Children who are drilled to kill

What does he want to become when he is older? “A soldier,” replies the six-year-old boy. Why on earth would you say that? “Because then I will be able to kill people!” The young lad is deadly serious. Today’s commemoration of “Red Hand Day” serves as a reminder about this reality.

There is a reason behind this young child’s wish: his family was killed right before his eyes. What the boy wants is not necessarily revenge, but simply survival—and the best way to ensure this is with a weapon in his hand.

Lucie Bindu (28) is all too familiar with scenarios such as this from her time as a journalist in the Democratic Republic of Congo. Today she lives in Oslo, Norway, where she is not only active in her home congregation, but also still committed—even from afar—to the cause of these victims of war and violence in her homeland.

Kidnapped, enslaved, raped

It began in the mid-1990s in the civil wars that surrounded the overthrow of the dictator Mobutu, and it has been recurring in the Eastern Congo conflict since the beginning of the past decade, explains Lucie Bindu: warlords are “recruiting” child soldiers.

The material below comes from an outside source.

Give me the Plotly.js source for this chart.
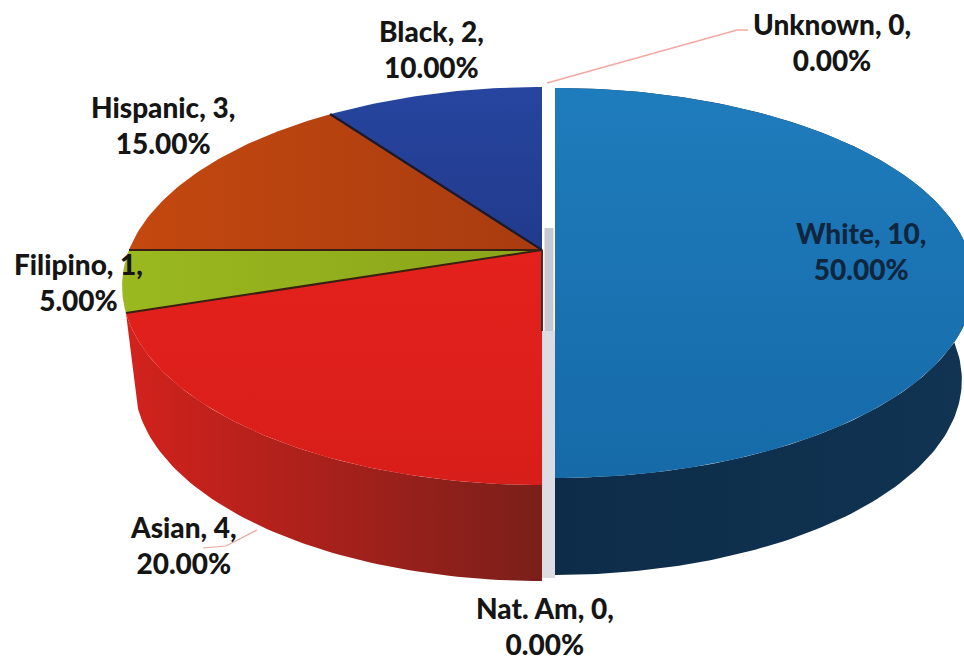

These are children who either lost sight of their parents or who watched them die when their home villages were attacked, or often also children who were simply torn from their homes and kidnapped during such attacks.

These children are kept as house slaves. The girls are repeatedly raped, and the young boys are forced to take up a weapon at some point, “even if it is only a machete,” says the journalist.

Why children in particular? “They are easier to influence and intimidate,” explains the 28-year-old. Beyond that, they are—and here the cynicism of war becomes evident—cheaper for the militia leaders to maintain.

The red hand as a stop sign

UNICEF, the United Nations Children’s Fund, reports that there are also significant numbers of child soldiers in South Sudan, the Central African Republic, Somalia, Syria, and Yemen. According to estimates, there are some 250,000 child soldiers currently bearing arms around the world.

The UN Special Envoy Olara Ottuno estimates that approximately two million children were killed between 1990 and 2000 alone. According to the same estimates, some six million children were crippled, and ten million children suffered significant psychological trauma.

On 12 February, the “International Day Against the Use of Child Soldiers” commemorates the fates of these children. It was on this day in 2002 that the Optional Protocol to the Convention on the Rights of the Child—which makes the recruitment of children under fifteen years of age a war crime—entered into effect. The nickname "Red Hand Day" stems from protest campaigns in which red handprints served as a stop signal.

The long and difficult way home

The agreement has sparked debates and legislative changes around the world. And an ever increasing number of aid programmes now aim to liberate child soldiers and help them rebuild a normal life. However, it is a long and brutal path for those affected.

“Even when such child soldiers manage to escape or make an exit, they are seldom welcomed back into their home villages,” reports Lucie Bindu, “because these are the ones who have murdered.” And even if they manage to find a place in an aid programme, many children do not succeed in their attempts at withdrawal from the drugs the warlords used to make them compliant.

Yet there are also other hopeful cases, says the journalist. For example, she relates the following story of a 16-year-old: “He has survived two wars. And he is tired of seeing his friends die.” With the support of aid organisations, he has built a new life for himself by selling prepaid cards for cell phones at a small kiosk. “He is so happy to be part of society again and to be able to contribute something to it.”

The 28-year-old is not aware of any such stories involving children from New Apostolic families, but that does not mean anything. “Don’t think. Don’t feel. Just carry on”—for those affected, this is often the only possible survival technique. And here the Christian demands to love one’s neighbour—not to mention one’s enemy—take on a whole new dimension. “This is a completely different world.”